-- Given information --
* start *

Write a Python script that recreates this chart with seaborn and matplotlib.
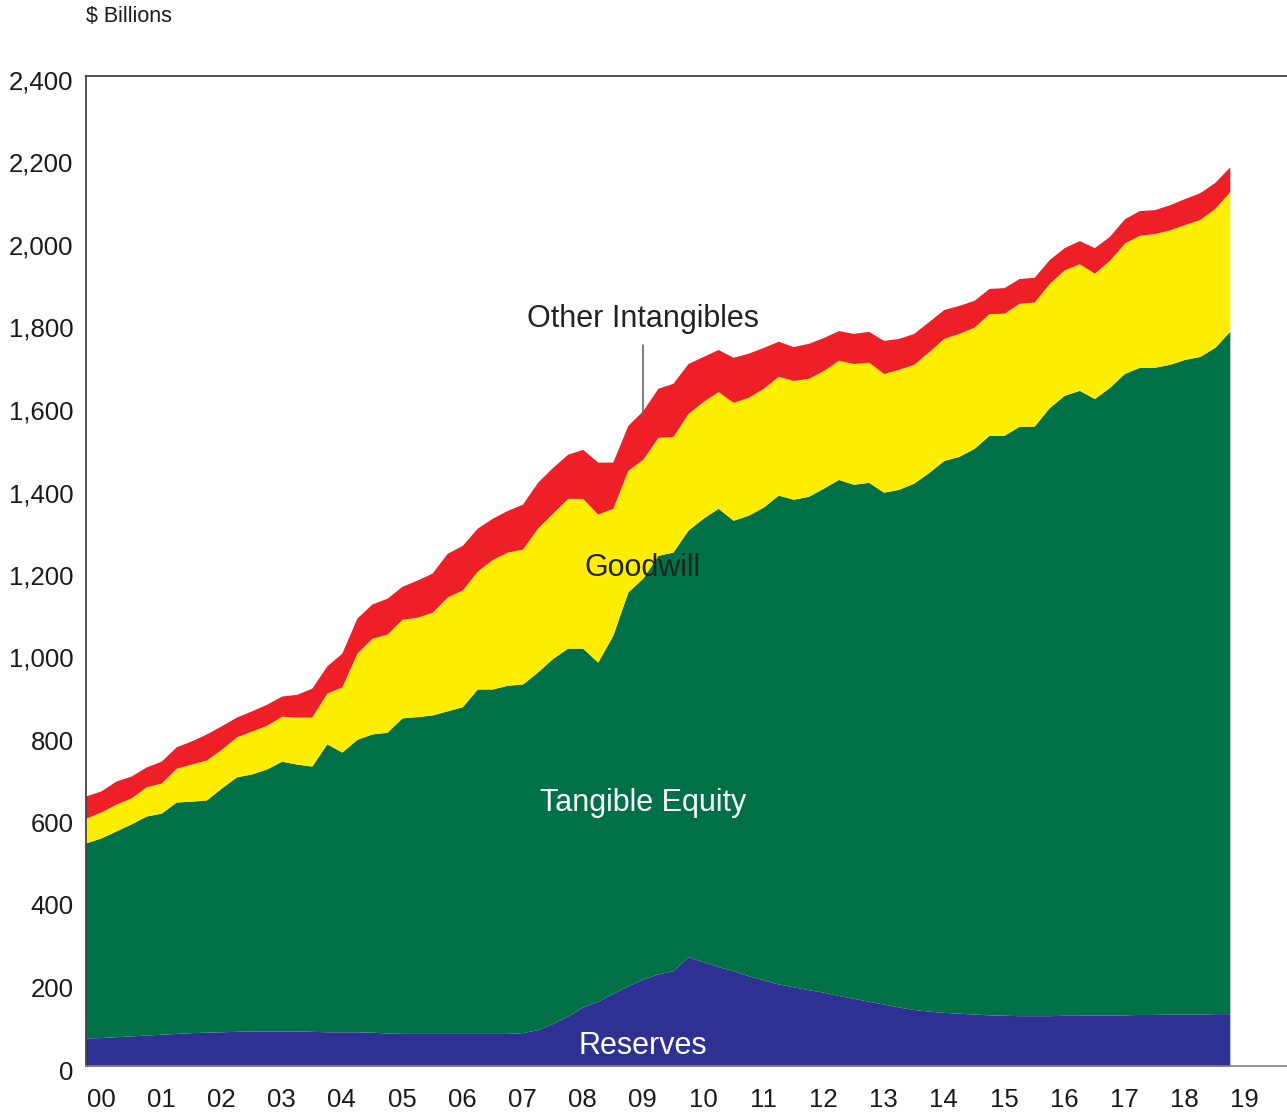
import numpy as np
import pandas as pd
import matplotlib
matplotlib.use('Agg')
import matplotlib.pyplot as plt
import seaborn as sns
from matplotlib.transforms import ScaledTranslation

sns.set_theme(style='white')
plt.rcParams['font.family'] = ['Liberation Sans', 'DejaVu Sans']

# Kwartały 2000Q1 - 2019Q1
quarters = pd.period_range('2000Q1', '2019Q1', freq='Q')

# $ mld (składowe stosu)
reserves = [68, 69, 71, 73, 75, 77, 79, 81, 82, 83, 84, 85, 85, 85, 85, 84,
            83, 83, 83, 82, 80, 79, 79, 79, 79, 79, 79, 79, 79, 81, 88, 103,
            121, 143, 157, 176, 194, 211, 223, 231, 265, 253, 241, 231, 219, 209,
            199, 192, 185, 179, 171, 164, 157, 150, 143, 137, 133, 130, 128, 126,
            124, 123, 122, 122, 122, 123, 123, 124, 124, 124, 125, 125, 126, 126,
            126, 127, 127]
tangible = [473, 484, 499, 514, 531, 536, 561, 561, 563, 591, 617, 623, 635, 654, 647, 643,
            698, 678, 709, 723, 729, 765, 768, 772, 782, 792, 835, 835, 844, 845, 867, 885,
            892, 870, 822, 868, 955, 972, 1015, 1015, 1034, 1075, 1111, 1092, 1116, 1146,
            1185, 1182, 1196, 1222, 1251, 1246, 1258, 1241, 1255, 1276, 1306, 1338, 1350, 1371,
            1405, 1406, 1429, 1429, 1474, 1503, 1515, 1494, 1521, 1555, 1569, 1569, 1575, 1587,
            1594, 1615, 1654]
goodwill = [60, 63, 65, 63, 71, 73, 82, 90, 97, 94, 97, 104, 106, 109, 114, 119,
            123, 158, 209, 232, 238, 239, 241, 249, 276, 283, 286, 314, 323, 327, 349, 352,
            363, 363, 359, 308, 295, 288, 286, 280, 283, 283, 283, 286, 286, 288,
            288, 288, 286, 285, 289, 293, 291, 288, 291, 288, 293, 296, 298, 294,
            295, 296, 298, 301, 301, 304, 307, 304, 308, 316, 320, 324, 326, 327,
            332, 337, 339]
other_intangibles = [54, 51, 56, 53, 48, 53, 52, 56, 63, 57, 48, 49, 51, 49, 55, 70,
                     66, 82, 85, 83, 87, 80, 90, 95, 106, 108, 104, 100, 101, 109, 111, 111,
                     107, 119, 126, 112, 109, 118, 119, 129, 121, 109, 102, 109, 107, 99,
                     85, 82, 85, 80, 72, 73, 75, 80, 75, 75, 73, 70, 68, 65,
                     61, 62, 60, 60, 58, 54, 56, 62, 58, 59, 60, 58, 61, 63,
                     65, 63, 60]

year_labels = ['00', '01', '02', '03', '04', '05', '06', '07', '08', '09',
               '10', '11', '12', '13', '14', '15', '16', '17', '18', '19']

COLOR_RESERVES = '#2E3192'
COLOR_TANGIBLE = '#007046'
COLOR_GOODWILL = '#FFEE00'
COLOR_OTHER = '#EE1F26'

x = np.array([p.year + (p.quarter - 1) / 4 for p in quarters])

fig = plt.figure(figsize=(12.87, 11.12), dpi=100)
ax = fig.add_axes([86 / 1287, 46 / 1112, 1201 / 1287, 990 / 1112])

ax.stackplot(x, reserves, tangible, goodwill, other_intangibles,
             colors=[COLOR_RESERVES, COLOR_TANGIBLE, COLOR_GOODWILL, COLOR_OTHER],
             linewidth=0)

ax.set_xlim(2000, 2019.95)
ax.set_ylim(0, 2400)
ax.set_yticks(np.arange(0, 2401, 200))
ax.set_yticklabels([f'{v:,}' for v in range(0, 2401, 200)])
ax.set_xticks(2000.25 + np.arange(len(year_labels)))
ax.set_xticklabels(year_labels)
ax.tick_params(axis='both', length=0, labelsize=18.5, colors='#1a1a1a')
ax.tick_params(axis='y', pad=9)
ax.tick_params(axis='x', pad=16)

# etykiety osi Y lekko poniżej linii, jak w oryginale
for lab in ax.get_yticklabels():
    lab.set_transform(lab.get_transform() + ScaledTranslation(0, -4 / 100, fig.dpi_scale_trans))

ax.grid(False)
ax.spines['right'].set_visible(False)
ax.spines['left'].set_color('#333333')
ax.spines['top'].set_color('#333333')
ax.spines['bottom'].set_color('#808080')
for s in ['left', 'top', 'bottom']:
    ax.spines[s].set_linewidth(1.2)

# Opisy warstw
ax.text(2009.25, 1812, 'Other Intangibles', ha='center', va='center',
        fontsize=22, color='#222222')
ax.plot([2009.25, 2009.25], [1748, 1573], color='#666666', linewidth=1.2)
ax.text(2009.25, 1207, 'Goodwill', ha='center', va='center', fontsize=22, color='#222222')
ax.text(2009.25, 637, 'Tangible Equity', ha='center', va='center', fontsize=22, color='white')
ax.text(2009.25, 48, 'Reserves', ha='center', va='center', fontsize=22, color='white')

fig.text(86 / 1287, 1 - 17 / 1112, '$ Billions', ha='left', va='center',
         fontsize=15.5, color='#1a1a1a')

plt.savefig('out.png', dpi=100)
plt.close()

* end *

-- Your instructions --
Repeat the lines of the listing above verbatim, beginning at its first line and ending at the line containing "from matplotlib.transforms import", which is included. Omit pictures.

-- Exercise response --
Write a Python script that recreates this chart with seaborn and matplotlib.
import numpy as np
import pandas as pd
import matplotlib
matplotlib.use('Agg')
import matplotlib.pyplot as plt
import seaborn as sns
from matplotlib.transforms import ScaledTranslation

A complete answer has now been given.